Недалеко от стены, среди кустов сирени, стояла скамеечка, и на ней сидела мать. Корнилов сразу узнал ее, хотя и сидела она спиной к нему. Маленькая, сутулая, с непокрытой белой головой, она сидела одна и смотрела вдаль, на озеро.
— Вот… — начал было обрадованно Леша, но замолчал, посмотрев на Корнилова, и только показал глазами на мать. Но она, услышав Лешин возглас, обернулась. Скользнула взглядом, не задержавшись на Корнилове, кивнула Леше и отвернулась.
— Не узнала, — прошептал Корнилов. И подумал: «Ну откуда же? Ведь она и думать не думает…»
Но мать обернулась снова. Она несколько секунд пристально вглядывалась в Корнилова и вдруг, тихо охнув, рывком поднялась. Игорь Васильевич быстро пошел ей навстречу.
— Игорек… Приехал… — только и сказала она и заплакала, уткнувшись ему в грудь.
Потом они сидели вдвоем на скамеечке, и Корнилов рассказывал матери про свои дела, беспокойно вглядываясь в ее лицо и отмечая, что она еще больше постарела за эти несколько месяцев. Морщин на лице было не так уж и много, но кожа стала совсем сухой и тонкой и вся была усеяна мелкими-мелкими веснушками. И глаза словно выгорели… «Я тоже хорош, — думал Корнилов, — последнее время выбирался в Батово раз в три месяца. Только денежки слал… Мало ли что мне у Иннокентия не нравилось. Мать-то чем виновата?»

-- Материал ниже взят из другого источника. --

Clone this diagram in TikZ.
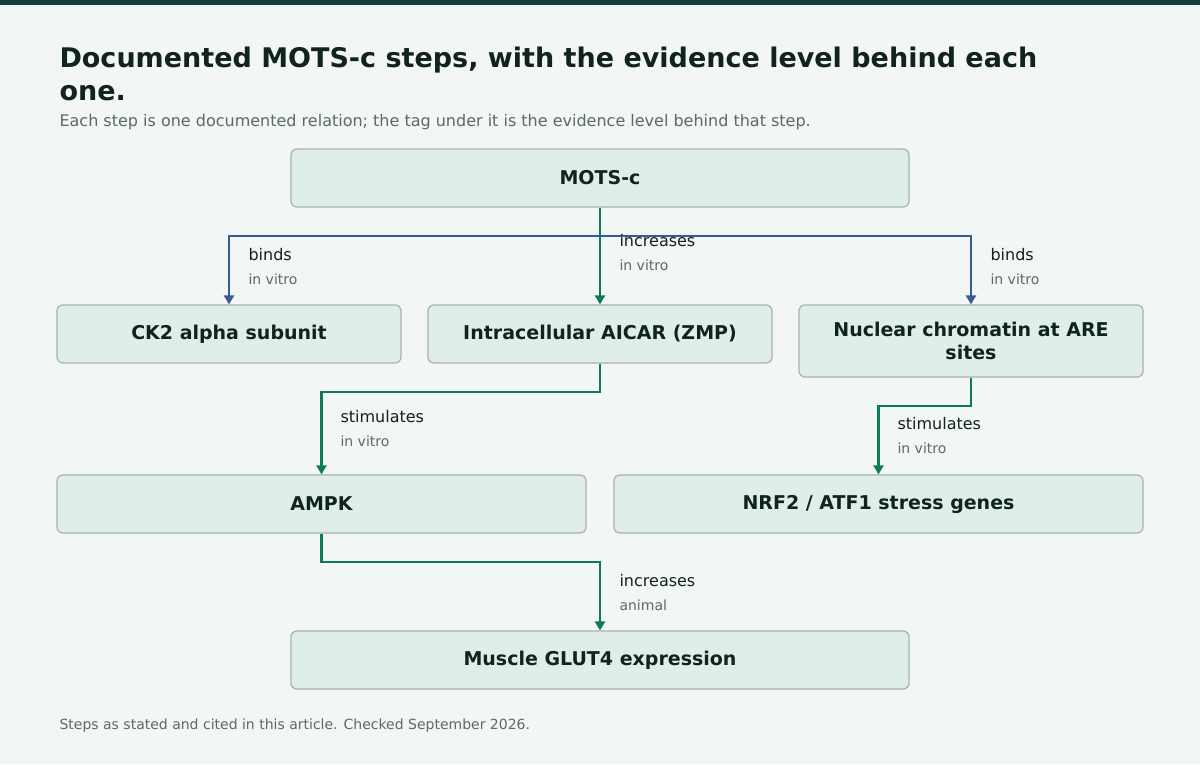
\documentclass[tikz,border=0pt]{standalone}
\usepackage{fontspec}
\setmainfont{DejaVu Sans}
\usetikzlibrary{arrows.meta}
\definecolor{bgc}{HTML}{F2F6F4}
\definecolor{barc}{HTML}{133F3A}
\definecolor{boxc}{HTML}{E0EEEA}
\definecolor{edgec}{HTML}{A8B2AE}
\definecolor{inkc}{HTML}{10231F}
\definecolor{grayc}{HTML}{5A6B66}
\definecolor{bluec}{HTML}{3A5A96}
\definecolor{greenc}{HTML}{0E7A5A}
\tikzset{
  stepbox/.style={draw=edgec, fill=boxc, rounded corners=6pt, line width=1.2pt, align=center,
    text=inkc, font=\fontsize{19}{23}\selectfont\bfseries},
  rel/.style={font=\fontsize{16}{19}\selectfont, text=inkc, anchor=base west},
  lvl/.style={font=\fontsize{14}{17}\selectfont, text=grayc, anchor=base west},
  bluearr/.style={draw=bluec, line width=2.2pt, -{Triangle[length=9pt,width=10pt]}},
  greenarr/.style={draw=greenc, line width=2.2pt, -{Triangle[length=9pt,width=10pt]}},
}
\begin{document}
\begin{tikzpicture}[x=1pt,y=-1pt]
\fill[bgc] (0,0) rectangle (1200,764);
\useasboundingbox (0,0) rectangle (1200,764);
\fill[barc] (0,0) rectangle (1200,5);

\node[anchor=base west, text=inkc, font=\fontsize{27}{33}\selectfont\bfseries, align=left] (title) at (56,67)
  {Documented MOTS-c steps, with the evidence level behind each};
\node[anchor=base west, text=inkc, font=\fontsize{27}{33}\selectfont\bfseries] (title2) at (56,100) {one.};
\node[anchor=base west, text=grayc, font=\fontsize{16}{19}\selectfont] (sub) at (56,126)
  {Each step is one documented relation; the tag under it is the evidence level behind that step.};

% boxes
\node[stepbox, minimum width=618pt, minimum height=58pt] (mots) at (600,178) {MOTS-c};
\node[stepbox, minimum width=344pt, minimum height=58pt] (ck2) at (229,334) {CK2 alpha subunit};
\node[stepbox, minimum width=344pt, minimum height=58pt] (aicar) at (600,334) {Intracellular AICAR (ZMP)};
\node[stepbox, minimum width=344pt, minimum height=72pt] (nuc) at (971,341) {Nuclear chromatin at ARE\\sites};
\node[stepbox, minimum width=529pt, minimum height=58pt] (ampk) at (321.5,504) {AMPK};
\node[stepbox, minimum width=529pt, minimum height=58pt] (nrf) at (878.5,504) {NRF2 / ATF1 stress genes};
\node[stepbox, minimum width=618pt, minimum height=58pt] (glut) at (600,660) {Muscle GLUT4 expression};

% connectors
\coordinate (split) at (600,236);
\draw[bluearr] (mots.south) -- (split) -| (ck2.north);
\draw[bluearr] (split) -| (nuc.north);
\draw[greenarr] (mots.south) -- (aicar.north);
\draw[greenarr] (aicar.south) |- (460,392) -| (ampk.north);
\draw[greenarr] (nuc.south) |- (920,406) -| (nrf.north);
\draw[greenarr] (ampk.south) |- (460,562) -| (glut.north);

% labels
\node[rel] (l1) at (245,260) {binds};
\node[lvl] (e1) at (245,284) {in vitro};
\node[rel] (l2) at (616,246) {increases};
\node[lvl] (e2) at (616,270) {in vitro};
\node[rel] (l3) at (987,260) {binds};
\node[lvl] (e3) at (987,284) {in vitro};
\node[rel] (l4) at (337,422) {stimulates};
\node[lvl] (e4) at (337,446) {in vitro};
\node[rel] (l5) at (894,429) {stimulates};
\node[lvl] (e5) at (894,453) {in vitro};
\node[rel] (l6) at (616,586) {increases};
\node[lvl] (e6) at (616,610) {animal};

\node[anchor=base west, text=grayc, font=\fontsize{14}{17}\selectfont] (foot) at (56,729)
  {Steps as stated and cited in this article. Checked September 2026.};
\end{tikzpicture}
\end{document}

Когда Корнилов сказал, что приехал забрать ее с собой, мать снова заплакала. Потом достала из рукава пальто платок, аккуратно утерла слезы и, подняв глаза на Игоря Васильевича, улыбнулась ему виновато.

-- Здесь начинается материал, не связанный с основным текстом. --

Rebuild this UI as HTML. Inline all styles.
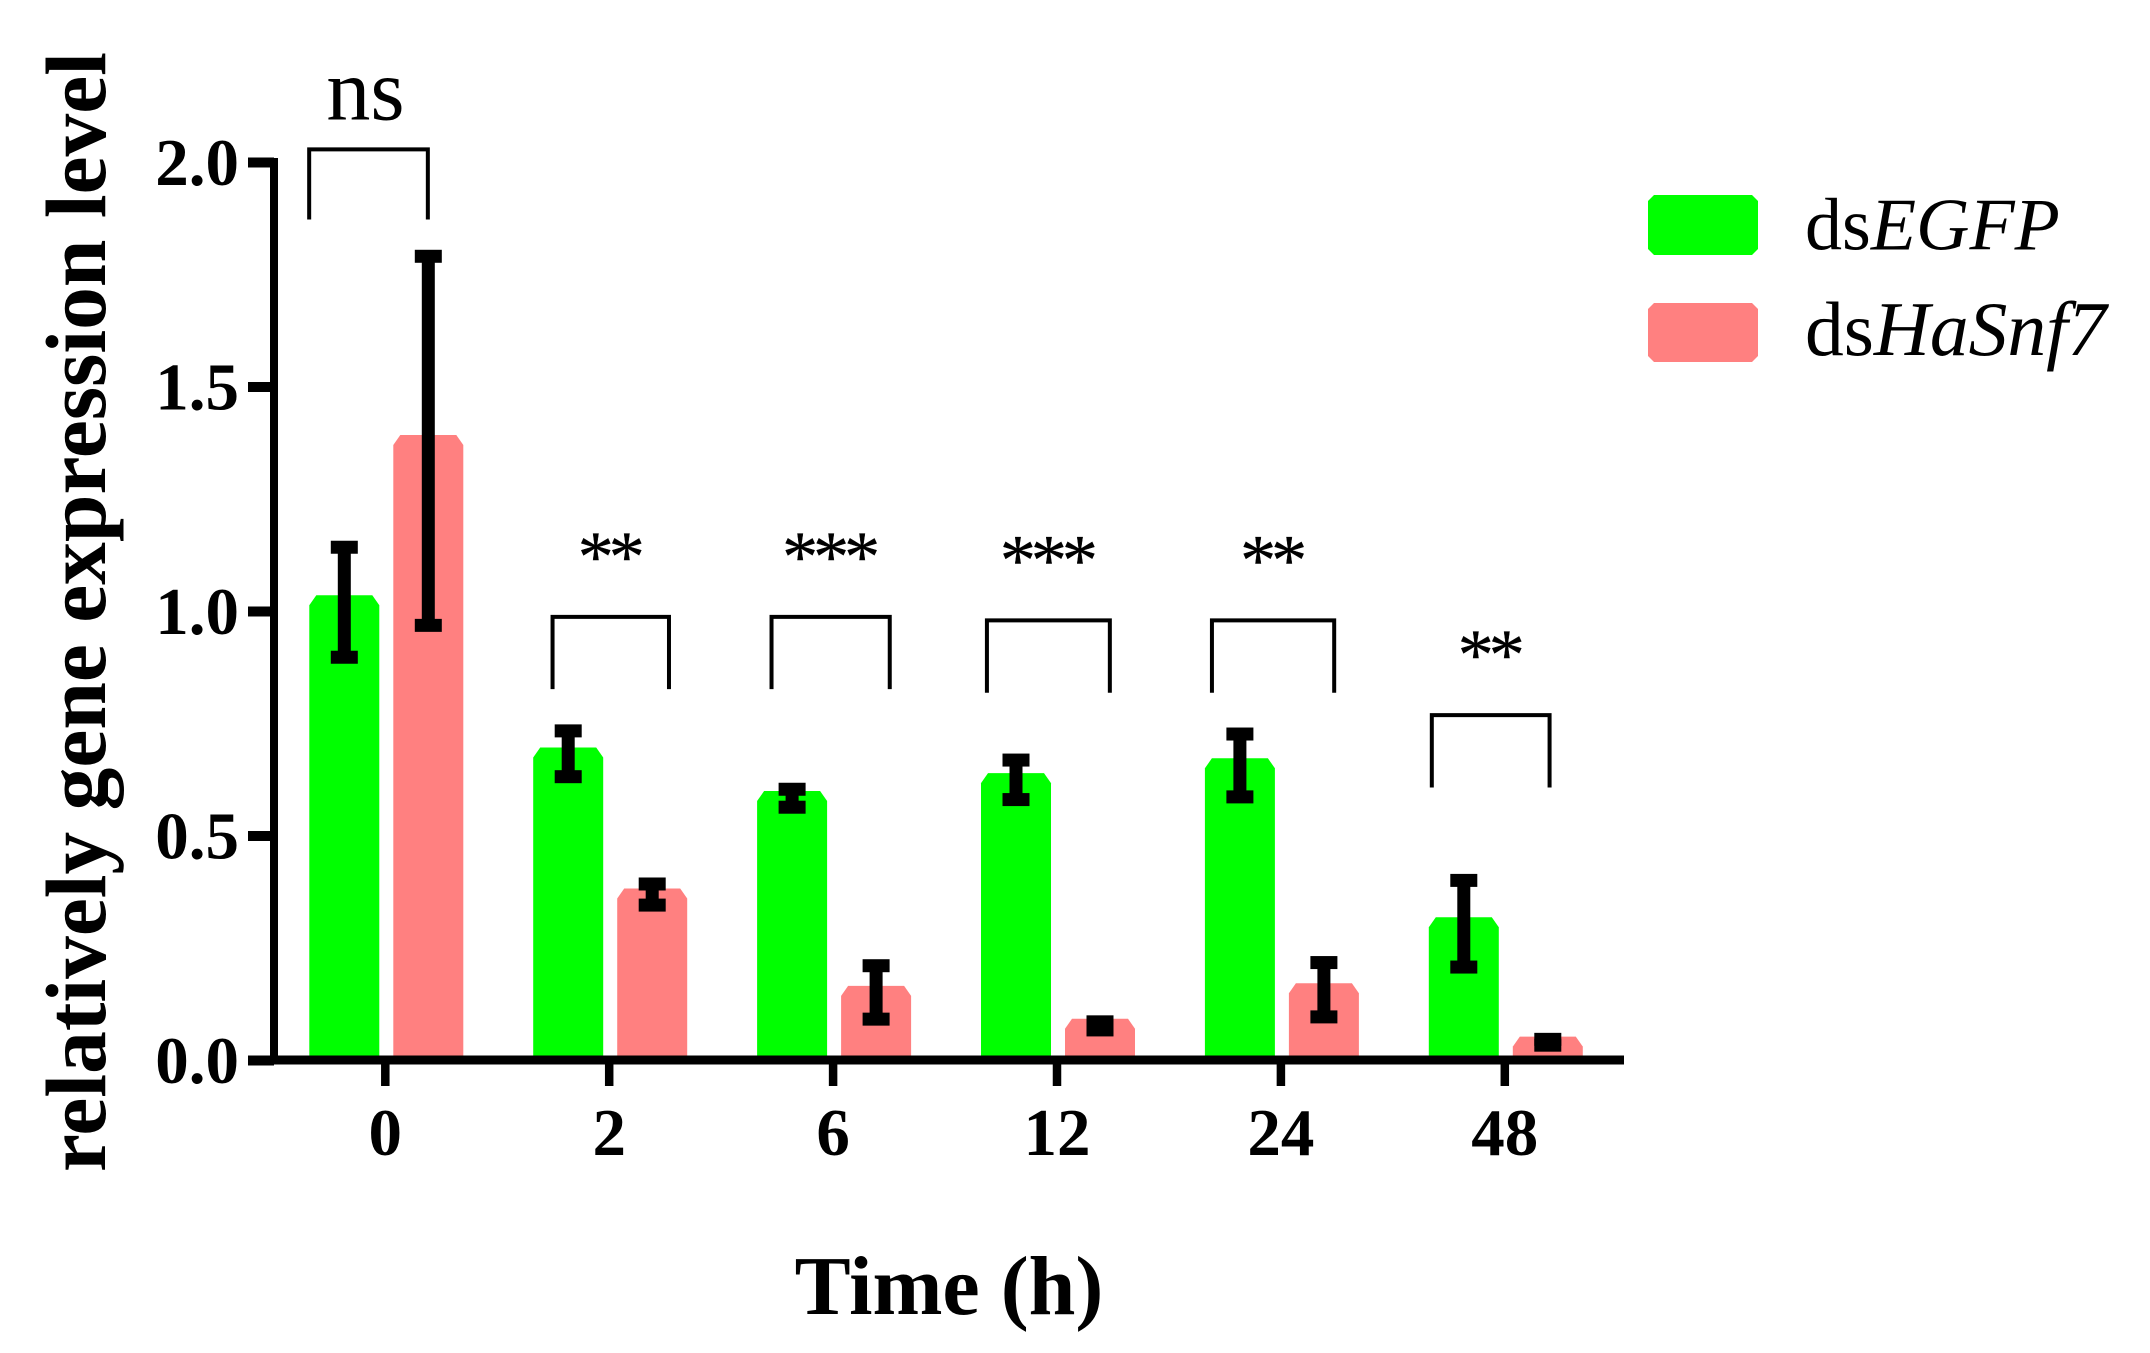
<!DOCTYPE html>
<html lang="en">
<head>
<meta charset="utf-8">
<title>Relative gene expression over time</title>
<style>
html,body{margin:0;padding:0;background:#fff;width:2150px;height:1353px;overflow:hidden}
svg{display:block}
text{font-family:"Liberation Serif",serif;fill:#000}
</style>
</head>
<body>
<svg id="chart" xmlns="http://www.w3.org/2000/svg" width="2150" height="1353" viewBox="0 0 2150 1353">
<rect x="0" y="0" width="2150" height="1353" fill="#fff"/>
<text transform="translate(105,1172) rotate(-90)" font-size="85.5" font-weight="bold">relatively gene expression level</text>
<text x="949" y="1314" font-size="84" font-weight="bold" text-anchor="middle">Time (h)</text>
<polygon points="1654,195 1752,195 1758,201 1758,249 1752,255 1654,255 1648,249 1648,201" fill="#00ff00"/>
<text x="1805" y="249.5" font-size="74">ds<tspan font-style="italic">EGFP</tspan></text>
<polygon points="1654,303 1752,303 1758,309 1758,356 1752,362 1654,362 1648,356 1648,309" fill="#ff8080"/>
<text x="1805" y="355" font-size="77.5">ds<tspan font-style="italic">HaSnf7</tspan></text>
<g id="plot"></g>
</svg>
<script>
const categories = ['0', '2', '6', '12', '24', '48'];
const yTicks = ['0.0', '0.5', '1.0', '1.5', '2.0'];
const egfpValues = [1.035, 0.696, 0.599, 0.639, 0.672, 0.318];
const snf7Values = [1.392, 0.382, 0.165, 0.092, 0.171, 0.052];
const egfpErrHigh = [1.142, 0.733, 0.603, 0.668, 0.726, 0.400];
const egfpErrLow = [0.897, 0.631, 0.563, 0.580, 0.586, 0.207];
const snf7ErrHigh = [1.79, 0.392, 0.210, 0.085, 0.217, 0.046];
const snf7ErrLow = [0.968, 0.345, 0.091, 0.067, 0.096, 0.033];
const sigLabels = ['ns', '**', '***', '***', '**', '**'];
const sigFrom = [-0.34, 0.747, 1.725, 2.687, 3.692, 4.674];
const sigTo = [0.19, 1.267, 2.253, 3.236, 4.238, 5.2];
const sigTop = [2.028, 0.987, 0.987, 0.979, 0.979, 0.768];
const sigBottom = [1.872, 0.826, 0.826, 0.818, 0.818, 0.607];

const NS = 'http://www.w3.org/2000/svg';
const plot = document.getElementById('plot');
const x0 = 385.3, xStep = 223.9, yBase = 1060, yUnit = 449;
const greenOffset = -41, pinkOffset = 43, barHalf = 35;
const xScale = function (i) { return x0 + i * xStep; };
const yScale = function (v) { return yBase - v * yUnit; };

function make(tag, attrs) {
  const el = document.createElementNS(NS, tag);
  Object.keys(attrs).forEach(function (k) { el.setAttribute(k, attrs[k]); });
  plot.appendChild(el);
  return el;
}

function barPoints(cx, v) {
  const l = cx - barHalf, r = cx + barHalf, t = yScale(v), b = yBase;
  const cy = Math.min(10, Math.max(0, b - t));
  return [[l, b], [l, t + cy], [l + 7, t], [r - 7, t], [r, t + cy], [r, b]].map(function (p) { return p.join(','); }).join(' ');
}

function drawSeries(values, high, low, dx, color, key) {
  values.forEach(function (v, i) {
    const cx = xScale(i) + dx;
    const bar = make('polygon', { points: barPoints(cx, v), fill: color });
    
    
  });
  values.forEach(function (v, i) {
    const cx = xScale(i) + dx;
    const hi = yScale(high[i]), lo = yScale(low[i]);
    const stem = make('rect', { x: cx - 6.5, y: hi, width: 13, height: lo - hi, fill: '#000' });
    
    
    const capTop = make('rect', { x: cx - 13.5, y: hi - 6.5, width: 27, height: 13, fill: '#000' });
    
    
    const capBottom = make('rect', { x: cx - 13.5, y: lo - 6.5, width: 27, height: 13, fill: '#000' });
    
    
  });
}

drawSeries(egfpValues, egfpErrHigh, egfpErrLow, greenOffset, '#00ff00', 'dsegfp');
drawSeries(snf7Values, snf7ErrHigh, snf7ErrLow, pinkOffset, '#ff8080', 'dshasnf7');

const yAxisLine = make('rect', { x: 270, y: yScale(2) - 4, width: 8, height: yBase - yScale(2) + 8, fill: '#000' });


const xAxisLine = make('rect', { x: 248, y: yBase - 4.5, width: 1376, height: 9, fill: '#000' });



yTicks.forEach(function (t) {
  const y = yScale(parseFloat(t));
  const tick = make('rect', { x: 248, y: y - 4.5, width: 26, height: 10, fill: '#000' });
  
  
  const label = make('text', { x: 239, y: y + 23, 'font-size': 67, 'font-weight': 'bold', 'text-anchor': 'end' });
  label.textContent = t;
  
  
});

categories.forEach(function (c, i) {
  const x = xScale(i);
  const tick = make('rect', { x: x - 4.25, y: yBase, width: 8.5, height: 26, fill: '#000' });
  
  
  const label = make('text', { x: x, y: 1155, 'font-size': 67, 'font-weight': 'bold', 'text-anchor': 'middle' });
  label.textContent = c;
  
  
});

sigLabels.forEach(function (s, i) {
  const left = xScale(sigFrom[i]), right = xScale(sigTo[i]);
  const top = yScale(sigTop[i]), bottom = yScale(sigBottom[i]);
  const bracket = make('polyline', {
    points: left + ',' + bottom + ' ' + left + ',' + top + ' ' + right + ',' + top + ' ' + right + ',' + bottom,
    fill: 'none', stroke: '#000', 'stroke-width': 4
  });
  
  
  const isNs = s === 'ns';
  const label = make('text', isNs ? {
    x: (left + right) / 2 - 3, y: top - 30, 'font-size': 88, 'text-anchor': 'middle'
  } : {
    x: (left + right) / 2 - 2, y: top - 36, 'font-size': 72, 'text-anchor': 'middle',
    'letter-spacing': -5, stroke: '#000', 'stroke-width': 0.4
  });
  label.textContent = s;
  
  
});
</script>
</body>
</html>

— Ну вот видишь… Все плачу. Больше не буду. — И, вздохнув, сказала: — Ну зачем я поеду, Игорек? Здесь ведь совсем неплохо. И кормят прилично. И живем мы в комнате втроем… Вот только скучно. — Она помолчала в раздумье, глядя отрешенно на озеро. — А тебе я только в тягость. Опять болеть буду. Здесь-то климат для сердечников хороший. И все время под присмотром. Врач Тая Федоровна у нас очень знающая. И обходительная. А дома… Ты все на работе. Да и свои у тебя заботы. Ну как, если надолго слягу?.. Как у Кеши в последний раз… — Она всхлипнула, но сдержалась, не заплакала. — Я ведь, сынок, Кешу не виню. Трудно им со мной было… С последним приступом я месяц пролежала… «Неотложку» сколько раз вызывали. И ночью и днем. Татьяна даже отпуск за свой счет брала… А у них хозяйство. — Она посмотрела на Корнилова, словно призывая его внять разумным доводам. Потом вздохнула тяжело. — В тягость я им была… Да и мне с ними тошно. Кеша ведь до чего дошел? На службе у себя яйца и кур получит — и в Гатчину на рынок. И на «Москвиче» своем подрабатывал. Как что, соседи стучат в окно: «Иннокентий Васильевич, выручите, подбросьте до города…» И все за рублики. Стыдно людям в глаза смотреть!